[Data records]
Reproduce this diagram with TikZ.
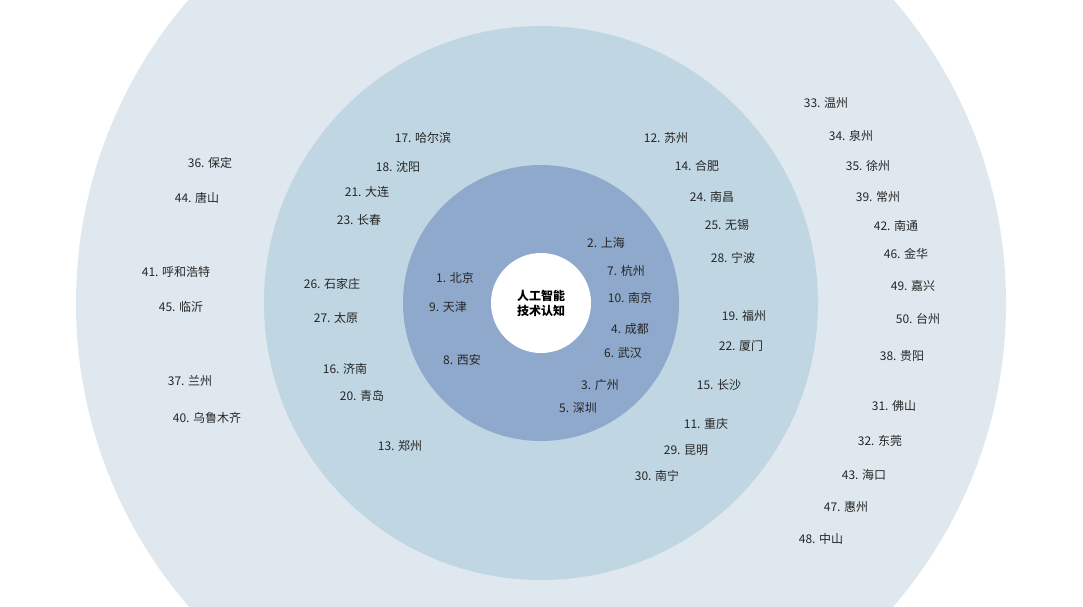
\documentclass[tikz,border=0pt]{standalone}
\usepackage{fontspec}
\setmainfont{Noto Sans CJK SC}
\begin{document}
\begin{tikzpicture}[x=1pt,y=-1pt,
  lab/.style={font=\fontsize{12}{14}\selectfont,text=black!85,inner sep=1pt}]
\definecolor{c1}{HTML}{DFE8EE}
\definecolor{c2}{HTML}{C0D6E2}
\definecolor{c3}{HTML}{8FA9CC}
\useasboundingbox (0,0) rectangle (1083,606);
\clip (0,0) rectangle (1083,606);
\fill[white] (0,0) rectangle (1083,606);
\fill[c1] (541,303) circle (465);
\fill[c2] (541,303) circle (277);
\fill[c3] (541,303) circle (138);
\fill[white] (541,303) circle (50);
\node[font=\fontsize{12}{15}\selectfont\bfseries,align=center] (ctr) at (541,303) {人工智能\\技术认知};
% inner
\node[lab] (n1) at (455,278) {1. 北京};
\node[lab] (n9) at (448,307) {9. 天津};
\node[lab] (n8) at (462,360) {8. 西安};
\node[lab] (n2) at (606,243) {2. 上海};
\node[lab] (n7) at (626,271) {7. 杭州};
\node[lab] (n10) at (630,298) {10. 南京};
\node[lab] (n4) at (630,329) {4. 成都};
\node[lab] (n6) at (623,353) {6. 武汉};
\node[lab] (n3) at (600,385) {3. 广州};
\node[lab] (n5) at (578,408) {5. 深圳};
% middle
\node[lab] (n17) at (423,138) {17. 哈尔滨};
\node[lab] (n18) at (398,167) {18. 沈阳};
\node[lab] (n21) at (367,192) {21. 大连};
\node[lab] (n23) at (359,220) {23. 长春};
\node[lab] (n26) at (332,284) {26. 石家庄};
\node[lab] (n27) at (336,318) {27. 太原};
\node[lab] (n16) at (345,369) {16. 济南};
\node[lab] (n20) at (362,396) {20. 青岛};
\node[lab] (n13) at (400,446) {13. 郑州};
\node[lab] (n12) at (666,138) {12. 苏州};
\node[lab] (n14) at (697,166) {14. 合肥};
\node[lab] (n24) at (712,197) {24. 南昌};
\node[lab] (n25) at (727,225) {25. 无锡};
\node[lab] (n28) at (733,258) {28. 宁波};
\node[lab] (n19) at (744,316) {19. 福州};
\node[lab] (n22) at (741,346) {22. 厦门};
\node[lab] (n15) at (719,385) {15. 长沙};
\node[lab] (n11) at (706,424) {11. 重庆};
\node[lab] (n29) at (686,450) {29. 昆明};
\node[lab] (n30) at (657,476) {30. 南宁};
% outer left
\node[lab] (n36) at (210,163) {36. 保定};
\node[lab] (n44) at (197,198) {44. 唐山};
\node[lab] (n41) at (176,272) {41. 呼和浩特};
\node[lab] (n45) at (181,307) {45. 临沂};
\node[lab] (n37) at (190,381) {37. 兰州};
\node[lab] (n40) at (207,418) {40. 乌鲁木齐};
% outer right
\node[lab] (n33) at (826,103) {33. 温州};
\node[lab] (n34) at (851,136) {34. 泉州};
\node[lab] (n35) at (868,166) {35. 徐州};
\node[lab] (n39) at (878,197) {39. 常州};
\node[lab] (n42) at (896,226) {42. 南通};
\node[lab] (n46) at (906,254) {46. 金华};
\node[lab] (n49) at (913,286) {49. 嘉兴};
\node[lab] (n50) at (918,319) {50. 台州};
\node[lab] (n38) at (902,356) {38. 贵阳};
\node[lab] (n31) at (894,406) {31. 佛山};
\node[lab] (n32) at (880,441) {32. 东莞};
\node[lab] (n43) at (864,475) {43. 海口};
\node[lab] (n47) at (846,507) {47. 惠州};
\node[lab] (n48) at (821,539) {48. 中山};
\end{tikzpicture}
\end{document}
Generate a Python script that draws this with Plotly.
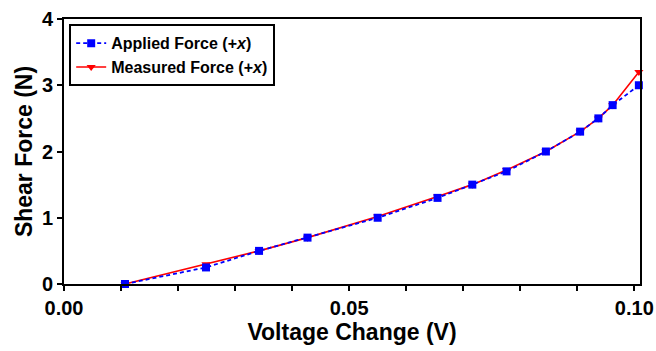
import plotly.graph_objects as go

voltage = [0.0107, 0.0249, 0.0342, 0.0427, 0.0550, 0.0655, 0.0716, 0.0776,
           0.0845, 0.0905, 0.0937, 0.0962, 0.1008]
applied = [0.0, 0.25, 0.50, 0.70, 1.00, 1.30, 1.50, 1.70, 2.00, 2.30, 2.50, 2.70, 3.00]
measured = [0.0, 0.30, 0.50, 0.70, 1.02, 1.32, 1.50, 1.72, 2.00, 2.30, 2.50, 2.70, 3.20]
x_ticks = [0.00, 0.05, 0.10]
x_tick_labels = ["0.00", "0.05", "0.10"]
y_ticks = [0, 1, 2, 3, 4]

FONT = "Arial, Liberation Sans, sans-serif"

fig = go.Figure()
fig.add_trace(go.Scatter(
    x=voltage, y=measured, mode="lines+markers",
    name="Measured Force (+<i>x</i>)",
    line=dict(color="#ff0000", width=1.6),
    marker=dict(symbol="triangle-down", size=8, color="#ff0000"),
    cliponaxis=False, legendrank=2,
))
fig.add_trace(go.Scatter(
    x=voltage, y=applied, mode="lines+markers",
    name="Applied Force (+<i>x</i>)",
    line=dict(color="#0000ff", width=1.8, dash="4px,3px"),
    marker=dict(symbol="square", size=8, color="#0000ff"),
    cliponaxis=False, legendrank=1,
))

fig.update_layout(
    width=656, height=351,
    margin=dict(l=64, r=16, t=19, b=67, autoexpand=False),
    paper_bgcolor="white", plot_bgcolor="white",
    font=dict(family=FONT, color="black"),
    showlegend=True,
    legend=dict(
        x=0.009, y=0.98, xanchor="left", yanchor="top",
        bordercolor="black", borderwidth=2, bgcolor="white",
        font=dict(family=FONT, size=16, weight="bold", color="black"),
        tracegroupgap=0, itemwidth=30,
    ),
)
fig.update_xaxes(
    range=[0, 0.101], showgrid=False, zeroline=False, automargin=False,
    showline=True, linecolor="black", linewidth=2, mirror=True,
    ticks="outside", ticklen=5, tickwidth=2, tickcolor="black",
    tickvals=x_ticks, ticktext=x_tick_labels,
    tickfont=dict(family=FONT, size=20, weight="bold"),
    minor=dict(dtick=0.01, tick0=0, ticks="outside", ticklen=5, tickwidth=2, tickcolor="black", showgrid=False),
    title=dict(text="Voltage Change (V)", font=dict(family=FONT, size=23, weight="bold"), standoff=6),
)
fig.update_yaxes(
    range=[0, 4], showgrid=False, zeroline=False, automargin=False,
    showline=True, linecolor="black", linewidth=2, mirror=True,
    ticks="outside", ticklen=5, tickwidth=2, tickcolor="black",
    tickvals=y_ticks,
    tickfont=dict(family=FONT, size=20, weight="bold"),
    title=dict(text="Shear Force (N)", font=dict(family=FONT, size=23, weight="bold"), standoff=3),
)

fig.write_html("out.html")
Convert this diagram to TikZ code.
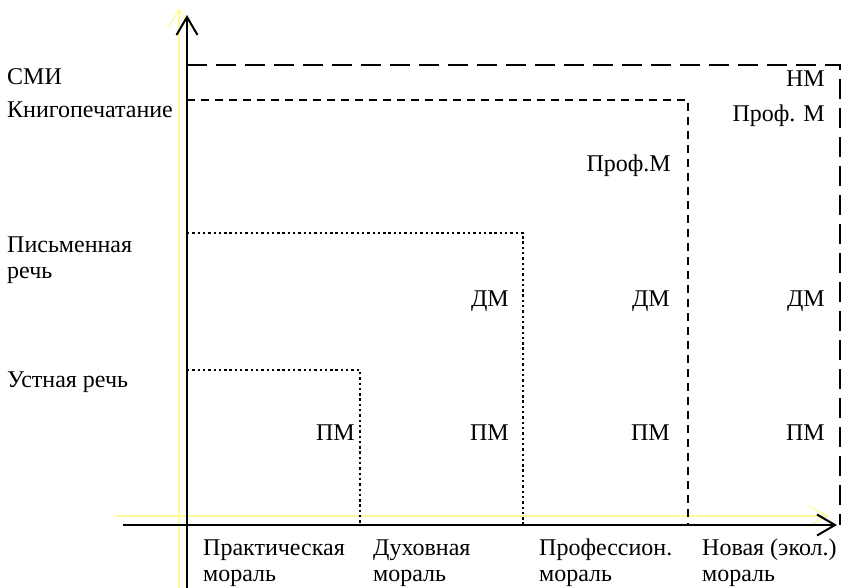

● **Required task**
Lines of the material that contain the word "diagram" are to be gathered.

● **Exercise solution**
Reproduce this diagram with TikZ.
Convert this diagram to TikZ code.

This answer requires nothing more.